5. Avverso detta sentenza (OMISSIS) ha proposto ricorso per cassazione affidato a due motivi.
6. L’Agenzia delle Entrate ha depositato memoria al solo fine di partecipare alla udienza di discussione.
Sintesi dei motivi.
7. Con il primo motivo il ricorrente denuncia, ai sensi dell’articolo 360 c.p.c., comma 1, n. 3, violazione e falsa applicazione del principio di proporzionalita’ della sanzione disciplinare di cui all’articolo 2106 c.c. e la violazione dell’articolo 67 del CCNL Agenzie Fiscali. Il ricorrente asserisce che la Corte territoriale non avrebbe accertato nel concreto la reale entita’ e la gravita’ del comportamento oggetto di contestazione disciplinare, si sarebbe limitata a considerare la posizione rivestita da esso ricorrente, omettendo di valutare l’elemento soggettivo e non avrebbe tenuto conto del fatto che l’articolo 67, lettera c) del CCNL prevede l’applicazione della sanzione conservativa della sospensione dal servizio con privazione della retribuzione da undici giorni a sei mesi in relazione a fatti di occultamento di fatti e circostanze relativi ad illecito uso, manomissione, distrazione di somme o beni di spettanza o di pertinenza dell’Agenzia o ad essa affidati dell’Amministrazione, quando in relazione alla posizione rivestita, il lavoratore abbia un obbligo di vigilanza e controllo. Sostiene, inoltre, che diversamente da quanto affermato dalla Corte territoriale, i dati da esso ricorrente divulgati non avevano natura “sensibile” perche’ non correlati a dati relativi all’origine razziale, etnica, alle convinzioni religiose filosofiche o di altro genere, ad opinioni politiche, all’adesione a partiti politici o ad associazioni a carattere filosofico, religioso, politico sindacale o relativi alo stato di salute ed all’orientamento sessuale. Con il secondo motivo il ricorrente denuncia, ai sensi dell’articolo 360 c.p.c., comma 1, n. 3, violazione o falsa applicazione di norme di diritto e di contratti collettivi e del Decreto Legislativo n. 165 del 2001, articolo 55 bis e dell’articolo 68 del CCNL, per non avere la Corte territoriale rilevato di ufficio la nullita’ della sanzione disciplinare per essere stata adottata da organo diverso da quello competente.

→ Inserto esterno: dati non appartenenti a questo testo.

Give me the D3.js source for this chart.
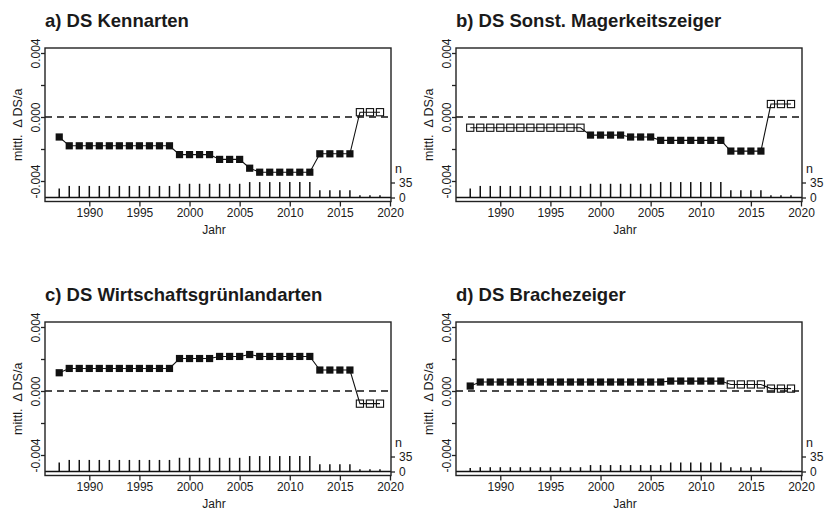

8. Il primo motivo va rigettato.
9. E’ utile osservare, in primo luogo, che anche con riferimento alle ipotesi, quali quella in esame, di illeciti disciplinari tipizzati dalla contrattazione collettiva, deve escludersi la configurabilita’ in astratto di qualsivoglia automatismo nell’irrogazione di sanzioni disciplinari, specie laddove queste consistano nella massima sanzione, permanendo il sindacato giurisdizionale sulla proporzionalita’ della sanzione rispetto al fatto (ex plurimis Cass. 10842/2016, 1315/2016, 24796/2010, 26329/2008).